This guide covers what to do in the first hour after a website hack.

1. Confirm the issue and define the scope

Is the site defaced, redirecting, sending spam, serving malware, leaking data or all of the above. Work out what you actually know before guessing wildly.

2. Contain the incident

If needed, put the site into maintenance mode, disable dangerous services or restrict access while you investigate. The aim is to stop further harm, not to perform a dramatic rebuild in the first ten minutes.

3. Preserve logs and evidence

Keep access logs, application logs, database snapshots and suspicious files. You may need them to understand entry points, assess impact or explain what happened later.

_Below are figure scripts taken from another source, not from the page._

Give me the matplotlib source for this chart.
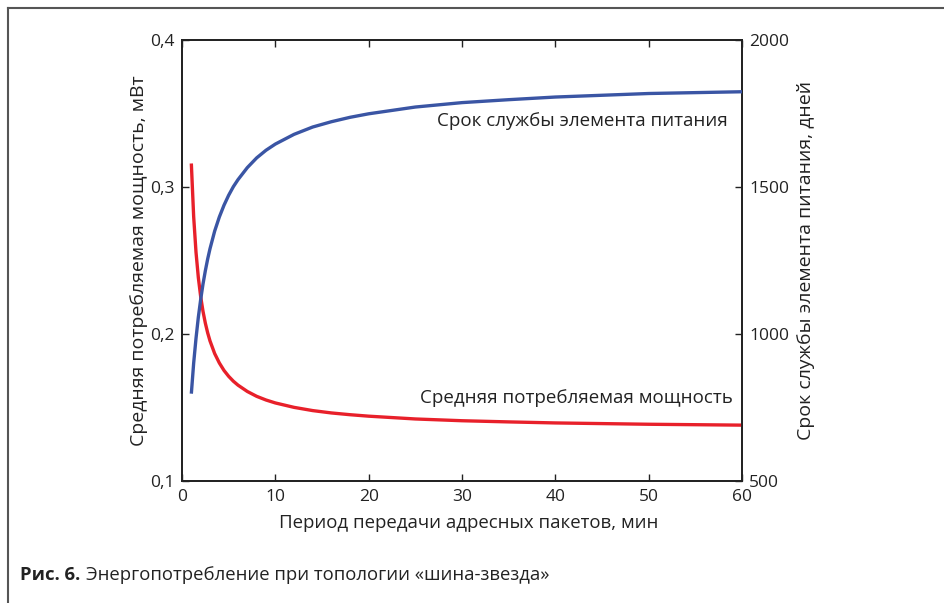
import matplotlib
matplotlib.use("Agg")
import matplotlib.pyplot as plt
from matplotlib.lines import Line2D

plt.rcParams['font.family'] = ['Open Sans', 'DejaVu Sans']

period = [1, 1.25, 1.5, 1.75, 2, 2.25, 2.5, 2.75, 3, 3.5, 4, 4.5, 5, 5.5, 6, 7, 8, 9,
          10, 12, 14, 16, 18, 20, 25, 30, 35, 40, 50, 60]
power = [0.3160, 0.2798, 0.2557, 0.2384, 0.2255, 0.2154, 0.2074, 0.2008, 0.1953, 0.1867,
         0.1803, 0.1752, 0.1712, 0.1679, 0.1652, 0.1609, 0.1576, 0.1551,
         0.1531, 0.1501, 0.1479, 0.1463, 0.1451, 0.1441, 0.1422, 0.1410, 0.1402, 0.1395,
         0.1386, 0.1380]
lifetime = [797, 901, 985, 1057, 1117, 1170, 1215, 1255, 1290, 1350,
            1398, 1438, 1472, 1501, 1525, 1566, 1599, 1625,
            1646, 1679, 1704, 1722, 1737, 1749, 1772, 1787, 1797, 1806, 1818, 1824]
x_ticks = [0, 10, 20, 30, 40, 50, 60]
left_ticks = [0.1, 0.2, 0.3, 0.4]
left_labels = ['0,1', '0,2', '0,3', '0,4']
right_ticks = [500, 1000, 1500, 2000]

W, H = 944, 603
fig = plt.figure(figsize=(W / 100, H / 100), dpi=100)
ax = fig.add_axes([182 / W, 1 - 481 / H, (742 - 182) / W, (481 - 40) / H])
ax2 = ax.twinx()

red = '#e8202a'
blue = '#3a55a4'
ink = '#222222'

ax.plot(period, power, color=red, lw=2.4, solid_capstyle='butt',
        solid_joinstyle='round', zorder=3)
ax2.plot(period, lifetime, color=blue, lw=2.4, solid_capstyle='butt',
         solid_joinstyle='round', zorder=3)

ax.set_xlim(0, 60)
ax.set_ylim(0.1, 0.4)
ax2.set_ylim(500, 2000)
ax.set_xticks(x_ticks)
ax.set_yticks(left_ticks)
ax.set_yticklabels(left_labels)
ax2.set_yticks(right_ticks)

for a in (ax, ax2):
    for s in a.spines.values():
        s.set_linewidth(1.3)
        s.set_color(ink)

ax.tick_params(axis='x', direction='in', top=True, length=5, width=1, labelsize=12.5,
               colors=ink, pad=6)
ax.tick_params(axis='y', direction='in', length=5, width=1, labelsize=12.5,
               colors=ink, pad=5)
ax2.tick_params(axis='y', direction='in', length=5, width=1, labelsize=12.5,
                colors=ink, pad=5)

ax.set_xlabel('Период передачи адресных пакетов, мин', fontsize=13.4, color=ink, labelpad=7)
ax.xaxis.set_label_coords((469 - 182) / (742 - 182), -0.075)
ax.set_ylabel('Средняя потребляемая мощность, мВт', fontsize=14, color=ink, labelpad=2)
ax2.set_ylabel('Срок службы элемента питания, дней', fontsize=14, color=ink, labelpad=6)

ax.text(728 / W, 1 - 121 / H, 'Срок службы элемента питания', transform=fig.transFigure,
        ha='right', va='center', fontsize=13.5, color=ink)
ax.text(733 / W, 1 - 398 / H, 'Средняя потребляемая мощность', transform=fig.transFigure,
        ha='right', va='center', fontsize=13.5, color=ink)

fig.text(20 / W, 1 - 575 / H, 'Рис. 6.', fontsize=13.3, fontweight='bold', color=ink,
         ha='left', va='center')
fig.text(86 / W, 1 - 575 / H, 'Энергопотребление при топологии «шина-звезда»', fontsize=13.3,
         color=ink, ha='left', va='center')

fig.add_artist(Line2D([7.5 / W, 7.5 / W], [0, 1 - 7.5 / H], transform=fig.transFigure,
                      color='#555555', lw=1.5))
fig.add_artist(Line2D([7.5 / W, 1], [1 - 7.5 / H, 1 - 7.5 / H], transform=fig.transFigure,
                      color='#555555', lw=1.5))

fig.savefig('out.png', dpi=100)
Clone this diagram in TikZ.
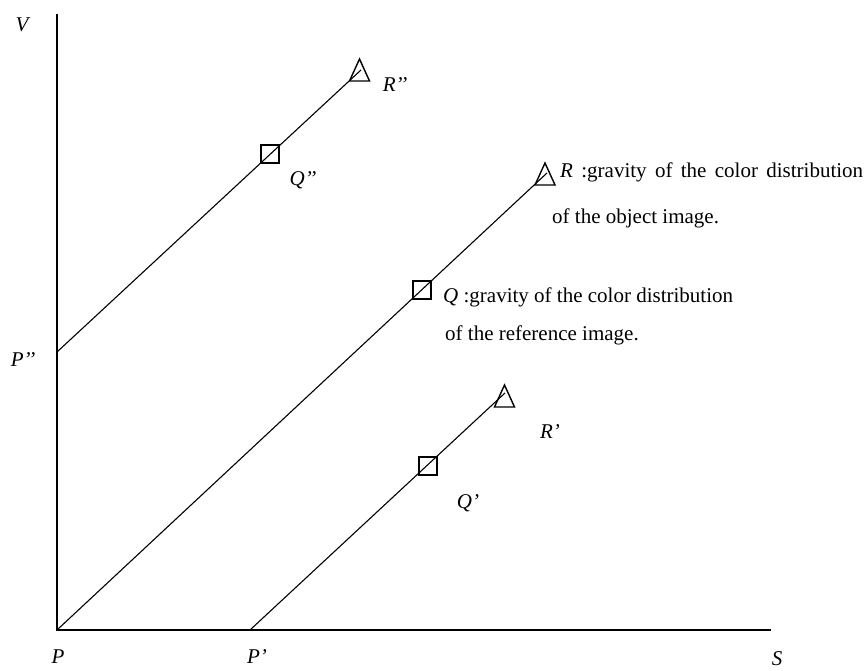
\documentclass[tikz,border=0pt]{standalone}
\usepackage{fontspec}
\setmainfont{Liberation Serif}
\begin{document}
\begin{tikzpicture}[x=1pt,y=1pt,
  axis/.style={line width=2pt},
  ray/.style={line width=1.1pt},
  sq/.style={draw,line width=1.4pt,minimum size=18pt,inner sep=0pt},
  lbl/.style={inner sep=0pt,font=\fontsize{21}{25}\selectfont\itshape},
  txt/.style={inner sep=0pt,anchor=west,font=\fontsize{21}{25}\selectfont},
  tri/.pic={\draw[line width=1.4pt,line join=miter] (-10,-11) -- (10,-11) -- (0,11) -- cycle;}
]
\useasboundingbox (0,0) rectangle (868,671);
% axes
\coordinate (O) at (57,41);
\coordinate (Vtop) at (57,657);
\coordinate (Send) at (771,41);
\draw[axis] (Vtop) -- (O) -- (Send);
% start points
\coordinate (P0) at (57,41);
\coordinate (P1) at (250,41);
\coordinate (P2) at (57,319);
% end points
\coordinate (E0) at (547,498);
\coordinate (E1) at (505,278);
\coordinate (E2) at (361,601);
% rays
\draw[ray] (P0) -- (E0);
\draw[ray] (P1) -- (E1);
\draw[ray] (P2) -- (E2);
% squares
\node[sq] (Q0) at (422,381) {};
\node[sq] (Q1) at (428,205) {};
\node[sq] (Q2) at (270,517) {};
% triangles
\coordinate (T0) at (545,497);
\coordinate (T1) at (504.5,275);
\coordinate (T2) at (359.5,601);
\pic at (T0) {tri};
\pic at (T1) {tri};
\pic at (T2) {tri};
% labels
\node[lbl] (lV) at (22,646) {V};
\node[lbl] (lP2) at (23,311) {P’’};
\node[lbl] (lP0) at (58,14) {P};
\node[lbl] (lP1) at (257,14) {P’};
\node[lbl] (lS) at (777,12) {S};
\node[lbl] (lR2) at (395,586) {R’’};
\node[lbl] (lQ2) at (303,491) {Q’’};
\node[lbl] (lR1) at (550,239) {R’};
\node[lbl] (lQ1) at (468,168) {Q’};
% descriptions
\node[txt] (tR1) at (560,499) {\makebox[303pt][s]{\textit{R} :gravity of the color distribution}};
\node[txt] (tR2) at (552,453) {of the object image.};
\node[txt] (tQ1) at (443,374) {\textit{Q} :gravity of the color distribution};
\node[txt] (tQ2) at (445,336) {of the reference image.};
\end{tikzpicture}
\end{document}
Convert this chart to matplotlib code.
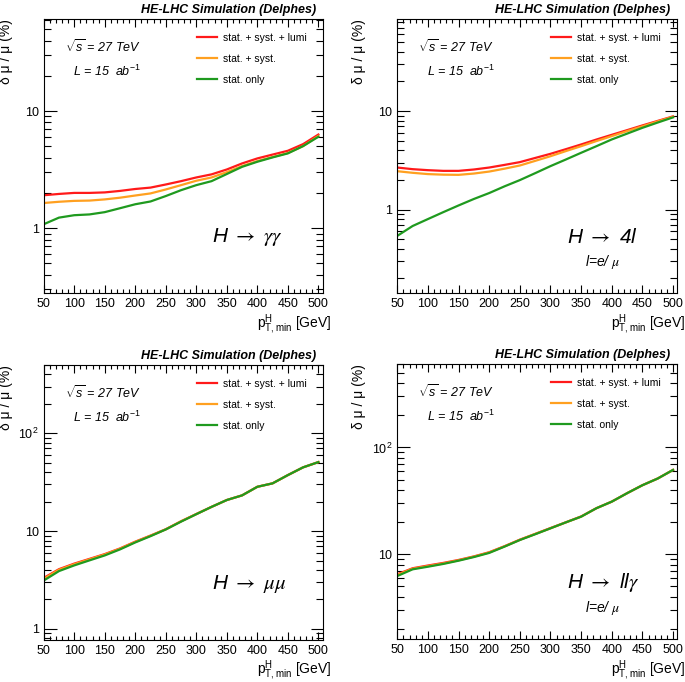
import numpy as np
import matplotlib.pyplot as plt
from matplotlib.ticker import FuncFormatter, LogLocator, NullFormatter, MultipleLocator

plt.rcParams['font.family'] = ['Liberation Sans', 'DejaVu Sans']
plt.rcParams['mathtext.fontset'] = 'custom'
plt.rcParams['mathtext.it'] = 'Liberation Sans:italic'
plt.rcParams['mathtext.rm'] = 'Liberation Sans'

# pT,min thresholds [GeV]
pt = [50, 75, 100, 125, 150, 175, 200, 225, 250, 275, 300, 325, 350, 375, 400, 425, 450, 475, 500]

# H -> gamma gamma
aa_lumi = [1.91, 1.96, 2.00, 2.00, 2.02, 2.08, 2.16, 2.22, 2.36, 2.52, 2.71, 2.88, 3.17, 3.57, 3.94, 4.25, 4.58, 5.22, 6.3]
aa_syst = [1.64, 1.68, 1.71, 1.72, 1.76, 1.82, 1.90, 1.98, 2.14, 2.33, 2.54, 2.71, 3.01, 3.39, 3.74, 4.05, 4.38, 5.02, 6.12]
aa_stat = [1.08, 1.23, 1.29, 1.31, 1.37, 1.48, 1.60, 1.69, 1.88, 2.11, 2.33, 2.52, 2.90, 3.34, 3.69, 4.02, 4.35, 5.02, 6.03]

# H -> 4l
zz_lumi = [2.67, 2.57, 2.51, 2.47, 2.47, 2.55, 2.67, 2.84, 3.03, 3.34, 3.68, 4.10, 4.58, 5.14, 5.74, 6.40, 7.15, 7.95, 8.83]
zz_syst = [2.45, 2.36, 2.29, 2.26, 2.25, 2.32, 2.43, 2.60, 2.80, 3.12, 3.48, 3.92, 4.40, 4.96, 5.57, 6.26, 7.00, 7.85, 8.75]
zz_stat = [0.54, 0.68, 0.80, 0.94, 1.10, 1.28, 1.47, 1.72, 1.99, 2.34, 2.76, 3.22, 3.77, 4.40, 5.15, 5.90, 6.76, 7.65, 8.63]

# H -> mu mu
mm_lumi = [3.32, 4.08, 4.65, 5.20, 5.82, 6.65, 7.80, 9.00, 10.45, 12.6, 14.95, 17.7, 20.8, 23.2, 28.4, 30.8, 37.4, 44.9, 50.8]
mm_syst = [3.25, 4.02, 4.58, 5.14, 5.76, 6.60, 7.75, 8.96, 10.42, 12.6, 14.93, 17.7, 20.8, 23.2, 28.4, 30.8, 37.4, 44.9, 50.8]
mm_stat = [3.12, 3.90, 4.46, 5.02, 5.64, 6.50, 7.66, 8.88, 10.40, 12.5, 14.9, 17.7, 20.8, 23.2, 28.4, 30.8, 37.4, 44.9, 50.8]

# H -> ll gamma
llg_lumi = [6.50, 7.40, 7.85, 8.30, 8.85, 9.55, 10.45, 11.9, 13.7, 15.5, 17.6, 19.9, 22.6, 27.0, 31.1, 37.3, 44.3, 51.2, 61.6]
llg_syst = [6.40, 7.32, 7.75, 8.20, 8.78, 9.50, 10.40, 11.85, 13.65, 15.5, 17.5, 19.9, 22.5, 27.0, 31.1, 37.3, 44.3, 51.2, 61.6]
llg_stat = [6.26, 7.23, 7.65, 8.12, 8.71, 9.42, 10.30, 11.8, 13.6, 15.4, 17.5, 19.9, 22.5, 27.0, 31.1, 37.3, 44.3, 51.2, 61.6]

labels = ['stat. + syst. + lumi', 'stat. + syst.', 'stat. only']
colors = ['#ff1a1a', '#ffa020', '#1f9a1f']

panels = [
    dict(pos=[0.0638, 0.570, 0.4072, 0.402], ylim=(0.278, 61), data=(aa_lumi, aa_syst, aa_stat),
         proc=r'H $\rightarrow\ \gamma\gamma$', sub=None),
    dict(pos=[0.580, 0.570, 0.4088, 0.402], ylim=(0.141, 86), data=(zz_lumi, zz_syst, zz_stat),
         proc=r'H $\rightarrow$ 4l', sub=r'l=e/ $\mu$'),
    dict(pos=[0.0638, 0.0616, 0.4072, 0.4032], ylim=(0.77, 500), data=(mm_lumi, mm_syst, mm_stat),
         proc=r'H $\rightarrow\ \mu\mu$', sub=None),
    dict(pos=[0.580, 0.0626, 0.4088, 0.4032], ylim=(1.6, 600), data=(llg_lumi, llg_syst, llg_stat),
         proc=r'H $\rightarrow$ ll$\gamma$', sub=r'l=e/ $\mu$'),
]


def decade_fmt(v, pos):
    e = int(round(np.log10(v)))
    if e == 0:
        return '1'
    if e == 1:
        return '10'
    return r'$10^{%d}$' % e


fig = plt.figure(figsize=(6.85, 6.82), dpi=100)

for p in panels:
    ax = fig.add_axes(p['pos'])
    for vals, lab, c in zip(p['data'], labels, colors):
        ax.plot(pt, vals, color=c, lw=1.6, label=lab)
    ax.set_yscale('log')
    ax.set_xlim(50, 507)
    ax.set_ylim(*p['ylim'])

    ax.xaxis.set_major_locator(MultipleLocator(50))
    ax.xaxis.set_minor_locator(MultipleLocator(10))
    ax.yaxis.set_major_locator(LogLocator(base=10, numticks=10))
    ax.yaxis.set_minor_locator(LogLocator(base=10, subs=np.arange(2, 10), numticks=10))
    ax.yaxis.set_major_formatter(FuncFormatter(decade_fmt))
    ax.yaxis.set_minor_formatter(NullFormatter())
    ax.tick_params(which='both', direction='in', top=True, right=True, labelsize=9, width=0.8)
    ax.tick_params(axis='x', which='major', length=6)
    ax.tick_params(axis='x', which='minor', length=3)
    ax.tick_params(axis='y', which='major', length=9)
    ax.tick_params(axis='y', which='minor', length=5)
    for s in ax.spines.values():
        s.set_linewidth(0.8)

    ax.set_ylabel('δ μ / μ (%)', loc='top', fontsize=10)
    ax.yaxis.set_label_coords(-0.11, 1.0)
    ax.set_xlabel(r'p$_{\mathrm{T,min}}^{\mathrm{H}}$ [GeV]', loc='right', fontsize=10)
    ax.xaxis.set_label_coords(1.03, -0.07)

    ax.text(0.975, 1.012, 'HE-LHC Simulation (Delphes)', transform=ax.transAxes,
            ha='right', va='bottom', fontsize=9, fontweight='bold', fontstyle='italic')
    ax.text(0.075, 0.9, r'$\sqrt{s}$ = 27 TeV', transform=ax.transAxes,
            ha='left', va='center', fontsize=9, fontstyle='italic')
    ax.text(0.105, 0.81, r'$L$ = 15  ab$^{-1}$', transform=ax.transAxes,
            ha='left', va='center', fontsize=9, fontstyle='italic')
    ax.text(0.605, 0.205, p['proc'], transform=ax.transAxes, math_fontfamily='stix',
            ha='left', va='center', fontsize=15, fontstyle='italic')
    if p['sub'] is not None:
        ax.text(0.67, 0.115, p['sub'], transform=ax.transAxes, math_fontfamily='stix',
                ha='left', va='center', fontsize=10, fontstyle='italic')

    ax.legend(loc='upper left', bbox_to_anchor=(0.535, 0.965), frameon=False, fontsize=7.5,
              handlelength=1.9, handletextpad=0.6, labelspacing=1.05, borderaxespad=0)

fig.savefig('out.png', dpi=100)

4. Rotate credentials carefully

Administrative passwords, API keys, database credentials and hosting access may all need to change. Do it methodically so you do not lock out the recovery team or miss critical systems.

5. Restore only after you understand enough

Jumping straight to a backup restore can be the right move, but restoring to the same vulnerable state just invites a repeat compromise. Pair recovery with remediation.

Final thoughts

A website hack feels chaotic, but the response should not be. Contain, preserve, understand and then recover. The organisations that cope best are usually the ones with a plan written before the incident happened.

By Tech Tutorial

Hey, I'm Chris! Nerd, Business owner, Serial Procrastinator! Will add more info soon :)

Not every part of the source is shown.